Da Panorama del 13/09/2006
Originale su http://www.panorama.it/mondo/medioriente/articolo/ix1-A020001037870

Siria: l'attentato di Damasco, un'occasione

I complimenti del portavoce della Casa Bianca per l'intervento delle forze speciali. Quelli del segretario di Stato americano. Bashar Assad incassa l'apertura di credito Usaa. E pensa a scrollarsi di dosso la fama di Paese canaglia
Parlare di disgelo è prematuro. Eppure lo sventato attentato all'ambasciata statunitense a Damasco un effetto politico lo potrebbe produrre: sdoganare Damasco sulla scacchiera internazionale dopo anni di isolamento e velate minacce di sanzioni economiche e militari.

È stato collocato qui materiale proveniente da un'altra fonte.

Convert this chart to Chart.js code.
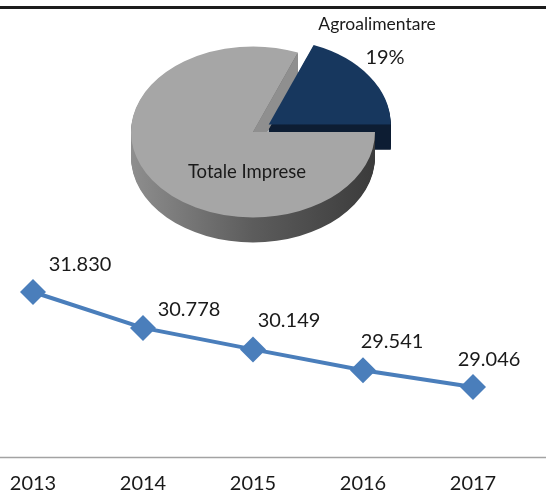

La prima a complimentarsi con il governo siriano per l'efficienza delle sue forze speciali è stata Condoleezza Rice, seguita a pochi minuti di distanza dal portavoce della Casa Bianca, Tony Snow: «Una volta di più la Siria ha dimostrato di poter essere un importante alleato nella guerra contro il terrorismo». Anche i tg sui media americani - persino quelli conservatori come Fox - hanno cambiato tono e aperto il dibattito sulla vera natura del regime siriano: Paese-canaglia o piuttosto baluardo militarista e laico contro l'ascesa al potere dei Fratelli musulmani? Amico e finanziatore di Hezbollah e Hamas o alleato nella guerra al terrorismo di Al Qaeda? Il clima, nella comunità internazionale, sta cambiando e Damasco potrebbe approfiottarne per ritagliarsi un nuovo ruolo sulla scena mediorientale.


DUE GARANZIE

Considerato come uno dei Paesi dell'Asse del Male, e ritenuto responsabile del finanziamento di organizzazioni della black list del terrore, in Libano, in Iraq, in Palestina, il regime siriano è stato per lunghi anni un alleato di ferro dei sovietici, dai quali ha mutuato due elementi che oggi possono tornare utili agli americani e agli europei nella loro guerra contro le forze irregolari del terrorismo: 1) l'impronta laica e antifondamentalista del Baath, il partito-Stato responsabile della repressione della rivolta islamista di Hama del 1982; 2) il carattere fortemente militarista dello Stato siriano, a garanzia dell'efficienza dei suoi tentacolari servizi segreti, più volte lodati dagli americani dopo l'11 settembre per aver fornito informazioni chiavi nella caccia agli uomini di Al Qaeda. Anche Gerusalemme, che (a ragione) ha sempre accusato Damasco di fornire appoggio logistico e militare alle componenti più oltranziste di Hamas, questa volta preferisce tacere: qualora il regime siriano dovesse implodere, al confine con Israle nascerebbe con ogni probabilità uno Stato governato dai Fratelli musulmani, un'organizzazione islamista in ascesa tra la popolazione povera di Aleppo, Hama e Damasco.


OCCASIONE

Del resto, la scelta siriana di finanziare Hamas ed Hezbollah - lungi dall'essere una scelta ideologica a sostegno dei fondamentalisti palestinesi e libanesi - è stata determinata da una considerazione pragmatica: solo innalzando il livello di tensione internazionale ai confini con la Siria, si può sperare che le minacce israelo-americane restino lettera morta. Giusto o sbagliato che sia è stato questo il calcolo siriano. Ora tutto potrebbe cambiare, anche nel traffico di armi verso il Libano, se Bashar al Assad saperà cogliere l'occasione.